**Provided data**:
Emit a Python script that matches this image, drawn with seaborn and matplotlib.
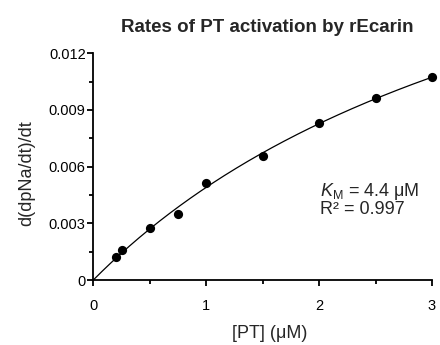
import numpy as np
import pandas as pd
import matplotlib
matplotlib.use("Agg")
import matplotlib.pyplot as plt
import seaborn as sns
from matplotlib.ticker import MultipleLocator

# Data
pt_conc = [0.2, 0.25, 0.5, 0.75, 1.0, 1.5, 2.0, 2.5, 3.0]
rates = [0.00123, 0.00157, 0.00277, 0.00348, 0.00515, 0.00656, 0.00833, 0.00965, 0.01073]
km = 4.4
x_ticks = [0, 1, 2, 3]
x_tick_labels = ["0", "1", "2", "3"]
y_ticks = [0, 0.003, 0.006, 0.009, 0.012]
y_tick_labels = ["0", "0.003", "0.006", "0.009", "0.012"]

sns.set_style("ticks")
plt.rcParams['font.family'] = ['Liberation Sans', 'DejaVu Sans']
plt.rcParams['mathtext.fontset'] = 'custom'
plt.rcParams['mathtext.rm'] = 'Liberation Sans'
plt.rcParams['mathtext.it'] = 'Liberation Sans:italic'

df = pd.DataFrame({"PT": pt_conc, "rate": rates})

# Michaelis-Menten fit with fixed Km (least squares for Vmax)
xa = np.array(pt_conc)
ya = np.array(rates)
f = xa / (km + xa)
vmax = float((ya * f).sum() / (f * f).sum())
xfit = np.linspace(0, 3, 200)
fit_df = pd.DataFrame({"PT": xfit, "rate": vmax * xfit / (km + xfit)})

fig = plt.figure(figsize=(4.4, 3.45), dpi=100)
ax = fig.add_axes([93.3 / 440, 1 - 280 / 345, (432 - 93.3) / 440, (280 - 53.3) / 345])

sns.lineplot(data=fit_df, x="PT", y="rate", ax=ax, color="black", linewidth=0.9)
sns.scatterplot(data=df, x="PT", y="rate", ax=ax, color="black", s=44,
                edgecolor="black", linewidth=0, zorder=3, clip_on=False)

ax.set_xlim(0, 3)
ax.set_ylim(0, 0.012)
ax.set_xticks(x_ticks)
ax.set_xticklabels(x_tick_labels)
ax.set_yticks(y_ticks)
ax.set_yticklabels(y_tick_labels)
ax.xaxis.set_minor_locator(MultipleLocator(0.5))
ax.yaxis.set_minor_locator(MultipleLocator(0.0015))
ax.tick_params(which="major", length=4.5, width=1.3, labelsize=10.5, color="black", labelcolor="black")
ax.tick_params(which="minor", length=3, width=1.3, color="black")
ax.tick_params(axis="x", which="major", pad=9)
ax.tick_params(axis="y", which="major", pad=1)
for s in ["left", "bottom"]:
    ax.spines[s].set_linewidth(1.3)
    ax.spines[s].set_color("black")
sns.despine(ax=ax)

ax.set_xlabel("[PT] (μM)", fontsize=13)
ax.xaxis.set_label_coords(0.52, -0.2)
ax.set_ylabel("d(dpNa/dt)/dt", fontsize=13)
ax.yaxis.set_label_coords(-0.17, 0.47)
ax.set_title("Rates of PT activation by rEcarin", fontsize=13.5, fontweight="bold",
             pad=15, x=0.515)

ax.text(2.01, 0.00525, r"$K_{\mathrm{M}}$ = 4.4 μM" + "\n" + "R² = 0.997", fontsize=13,
        va="top", ha="left", linespacing=0.95)

fig.savefig("out.png", dpi=100)
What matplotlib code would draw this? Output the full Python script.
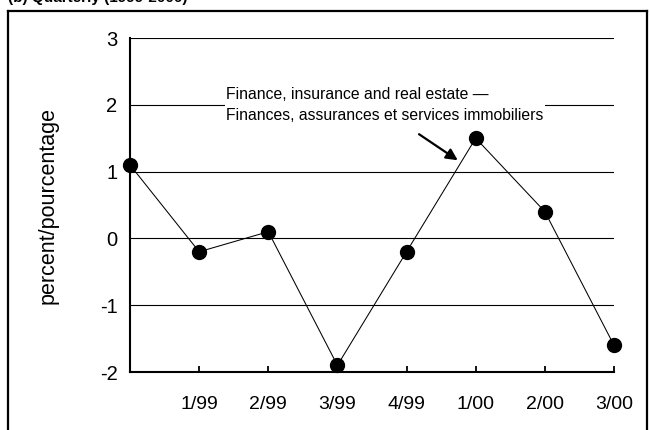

**Set problem**: Using the material above, retype each entry exactly and omit the pictures.

**Result below**:
Emit a Python script that matches this image, drawn with seaborn and matplotlib.
import numpy as np
import pandas as pd
import matplotlib
matplotlib.use("Agg")
import matplotlib.pyplot as plt
import seaborn as sns
from matplotlib.ticker import MultipleLocator

# Data
pt_conc = [0.2, 0.25, 0.5, 0.75, 1.0, 1.5, 2.0, 2.5, 3.0]
rates = [0.00123, 0.00157, 0.00277, 0.00348, 0.00515, 0.00656, 0.00833, 0.00965, 0.01073]
km = 4.4
x_ticks = [0, 1, 2, 3]
x_tick_labels = ["0", "1", "2", "3"]
y_ticks = [0, 0.003, 0.006, 0.009, 0.012]
y_tick_labels = ["0", "0.003", "0.006", "0.009", "0.012"]

sns.set_style("ticks")
plt.rcParams['font.family'] = ['Liberation Sans', 'DejaVu Sans']
plt.rcParams['mathtext.fontset'] = 'custom'
plt.rcParams['mathtext.rm'] = 'Liberation Sans'
plt.rcParams['mathtext.it'] = 'Liberation Sans:italic'

df = pd.DataFrame({"PT": pt_conc, "rate": rates})

# Michaelis-Menten fit with fixed Km (least squares for Vmax)
xa = np.array(pt_conc)
ya = np.array(rates)
f = xa / (km + xa)
vmax = float((ya * f).sum() / (f * f).sum())
xfit = np.linspace(0, 3, 200)
fit_df = pd.DataFrame({"PT": xfit, "rate": vmax * xfit / (km + xfit)})

fig = plt.figure(figsize=(4.4, 3.45), dpi=100)
ax = fig.add_axes([93.3 / 440, 1 - 280 / 345, (432 - 93.3) / 440, (280 - 53.3) / 345])

sns.lineplot(data=fit_df, x="PT", y="rate", ax=ax, color="black", linewidth=0.9)
sns.scatterplot(data=df, x="PT", y="rate", ax=ax, color="black", s=44,
                edgecolor="black", linewidth=0, zorder=3, clip_on=False)

ax.set_xlim(0, 3)
ax.set_ylim(0, 0.012)
ax.set_xticks(x_ticks)
ax.set_xticklabels(x_tick_labels)
ax.set_yticks(y_ticks)
ax.set_yticklabels(y_tick_labels)
ax.xaxis.set_minor_locator(MultipleLocator(0.5))
ax.yaxis.set_minor_locator(MultipleLocator(0.0015))
ax.tick_params(which="major", length=4.5, width=1.3, labelsize=10.5, color="black", labelcolor="black")
ax.tick_params(which="minor", length=3, width=1.3, color="black")
ax.tick_params(axis="x", which="major", pad=9)
ax.tick_params(axis="y", which="major", pad=1)
for s in ["left", "bottom"]:
    ax.spines[s].set_linewidth(1.3)
    ax.spines[s].set_color("black")
sns.despine(ax=ax)

ax.set_xlabel("[PT] (μM)", fontsize=13)
ax.xaxis.set_label_coords(0.52, -0.2)
ax.set_ylabel("d(dpNa/dt)/dt", fontsize=13)
ax.yaxis.set_label_coords(-0.17, 0.47)
ax.set_title("Rates of PT activation by rEcarin", fontsize=13.5, fontweight="bold",
             pad=15, x=0.515)

ax.text(2.01, 0.00525, r"$K_{\mathrm{M}}$ = 4.4 μM" + "\n" + "R² = 0.997", fontsize=13,
        va="top", ha="left", linespacing=0.95)

fig.savefig("out.png", dpi=100)
What matplotlib code would draw this? Output the full Python script.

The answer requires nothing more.